**Brief**
Quote all lines below exactly. Images stay out.

+++ Data section

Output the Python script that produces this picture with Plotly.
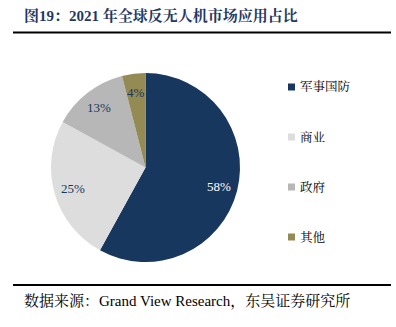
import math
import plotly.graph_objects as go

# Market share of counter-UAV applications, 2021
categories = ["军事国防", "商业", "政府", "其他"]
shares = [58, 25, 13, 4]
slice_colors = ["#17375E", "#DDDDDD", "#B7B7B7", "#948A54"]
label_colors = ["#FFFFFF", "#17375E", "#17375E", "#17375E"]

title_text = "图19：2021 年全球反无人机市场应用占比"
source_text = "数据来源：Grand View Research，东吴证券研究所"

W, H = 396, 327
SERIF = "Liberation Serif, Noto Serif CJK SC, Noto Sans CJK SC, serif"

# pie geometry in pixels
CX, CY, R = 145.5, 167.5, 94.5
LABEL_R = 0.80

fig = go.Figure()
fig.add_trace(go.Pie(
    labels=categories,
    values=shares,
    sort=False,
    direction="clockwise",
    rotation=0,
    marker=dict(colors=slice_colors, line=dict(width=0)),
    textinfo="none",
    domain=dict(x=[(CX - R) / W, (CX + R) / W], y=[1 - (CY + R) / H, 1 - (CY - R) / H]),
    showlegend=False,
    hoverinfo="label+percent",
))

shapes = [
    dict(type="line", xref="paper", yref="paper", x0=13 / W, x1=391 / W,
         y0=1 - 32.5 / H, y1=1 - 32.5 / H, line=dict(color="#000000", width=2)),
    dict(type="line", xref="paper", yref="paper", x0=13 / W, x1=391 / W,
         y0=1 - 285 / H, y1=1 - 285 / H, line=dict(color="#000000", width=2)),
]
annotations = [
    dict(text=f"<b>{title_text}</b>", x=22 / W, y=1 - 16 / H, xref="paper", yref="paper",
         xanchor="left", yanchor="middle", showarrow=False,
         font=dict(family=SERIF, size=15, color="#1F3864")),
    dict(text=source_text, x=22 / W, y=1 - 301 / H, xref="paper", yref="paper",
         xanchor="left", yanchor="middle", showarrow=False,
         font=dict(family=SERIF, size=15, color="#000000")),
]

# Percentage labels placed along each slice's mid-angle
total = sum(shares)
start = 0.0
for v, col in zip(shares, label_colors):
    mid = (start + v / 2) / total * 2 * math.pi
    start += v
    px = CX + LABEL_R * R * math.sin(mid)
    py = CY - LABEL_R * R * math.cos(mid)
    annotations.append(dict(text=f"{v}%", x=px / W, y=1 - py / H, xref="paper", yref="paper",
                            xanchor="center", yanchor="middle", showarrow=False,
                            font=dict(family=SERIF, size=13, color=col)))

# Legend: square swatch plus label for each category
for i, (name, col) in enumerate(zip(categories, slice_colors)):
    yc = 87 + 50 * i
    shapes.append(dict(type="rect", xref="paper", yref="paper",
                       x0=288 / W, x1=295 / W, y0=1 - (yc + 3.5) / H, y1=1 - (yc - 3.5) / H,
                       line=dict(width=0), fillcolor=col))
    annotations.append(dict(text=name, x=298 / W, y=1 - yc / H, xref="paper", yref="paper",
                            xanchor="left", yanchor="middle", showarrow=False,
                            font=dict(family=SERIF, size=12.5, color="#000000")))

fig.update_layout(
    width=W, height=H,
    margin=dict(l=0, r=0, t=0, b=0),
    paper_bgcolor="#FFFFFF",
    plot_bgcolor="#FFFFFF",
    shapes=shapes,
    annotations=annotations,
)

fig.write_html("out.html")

++++++

**In response**
Output the Python script that produces this picture with Plotly.
import math
import plotly.graph_objects as go

# Market share of counter-UAV applications, 2021
categories = ["军事国防", "商业", "政府", "其他"]
shares = [58, 25, 13, 4]
slice_colors = ["#17375E", "#DDDDDD", "#B7B7B7", "#948A54"]
label_colors = ["#FFFFFF", "#17375E", "#17375E", "#17375E"]

title_text = "图19：2021 年全球反无人机市场应用占比"
source_text = "数据来源：Grand View Research，东吴证券研究所"

W, H = 396, 327
SERIF = "Liberation Serif, Noto Serif CJK SC, Noto Sans CJK SC, serif"

# pie geometry in pixels
CX, CY, R = 145.5, 167.5, 94.5
LABEL_R = 0.80

fig = go.Figure()
fig.add_trace(go.Pie(
    labels=categories,
    values=shares,
    sort=False,
    direction="clockwise",
    rotation=0,
    marker=dict(colors=slice_colors, line=dict(width=0)),
    textinfo="none",
    domain=dict(x=[(CX - R) / W, (CX + R) / W], y=[1 - (CY + R) / H, 1 - (CY - R) / H]),
    showlegend=False,
    hoverinfo="label+percent",
))

shapes = [
    dict(type="line", xref="paper", yref="paper", x0=13 / W, x1=391 / W,
         y0=1 - 32.5 / H, y1=1 - 32.5 / H, line=dict(color="#000000", width=2)),
    dict(type="line", xref="paper", yref="paper", x0=13 / W, x1=391 / W,
         y0=1 - 285 / H, y1=1 - 285 / H, line=dict(color="#000000", width=2)),
]
annotations = [
    dict(text=f"<b>{title_text}</b>", x=22 / W, y=1 - 16 / H, xref="paper", yref="paper",
         xanchor="left", yanchor="middle", showarrow=False,
         font=dict(family=SERIF, size=15, color="#1F3864")),
    dict(text=source_text, x=22 / W, y=1 - 301 / H, xref="paper", yref="paper",
         xanchor="left", yanchor="middle", showarrow=False,
         font=dict(family=SERIF, size=15, color="#000000")),
]

# Percentage labels placed along each slice's mid-angle
total = sum(shares)
start = 0.0
for v, col in zip(shares, label_colors):
    mid = (start + v / 2) / total * 2 * math.pi
    start += v
    px = CX + LABEL_R * R * math.sin(mid)
    py = CY - LABEL_R * R * math.cos(mid)
    annotations.append(dict(text=f"{v}%", x=px / W, y=1 - py / H, xref="paper", yref="paper",
                            xanchor="center", yanchor="middle", showarrow=False,
                            font=dict(family=SERIF, size=13, color=col)))

# Legend: square swatch plus label for each category
for i, (name, col) in enumerate(zip(categories, slice_colors)):
    yc = 87 + 50 * i
    shapes.append(dict(type="rect", xref="paper", yref="paper",
                       x0=288 / W, x1=295 / W, y0=1 - (yc + 3.5) / H, y1=1 - (yc - 3.5) / H,
                       line=dict(width=0), fillcolor=col))
    annotations.append(dict(text=name, x=298 / W, y=1 - yc / H, xref="paper", yref="paper",
                            xanchor="left", yanchor="middle", showarrow=False,
                            font=dict(family=SERIF, size=12.5, color="#000000")))

fig.update_layout(
    width=W, height=H,
    margin=dict(l=0, r=0, t=0, b=0),
    paper_bgcolor="#FFFFFF",
    plot_bgcolor="#FFFFFF",
    shapes=shapes,
    annotations=annotations,
)

fig.write_html("out.html")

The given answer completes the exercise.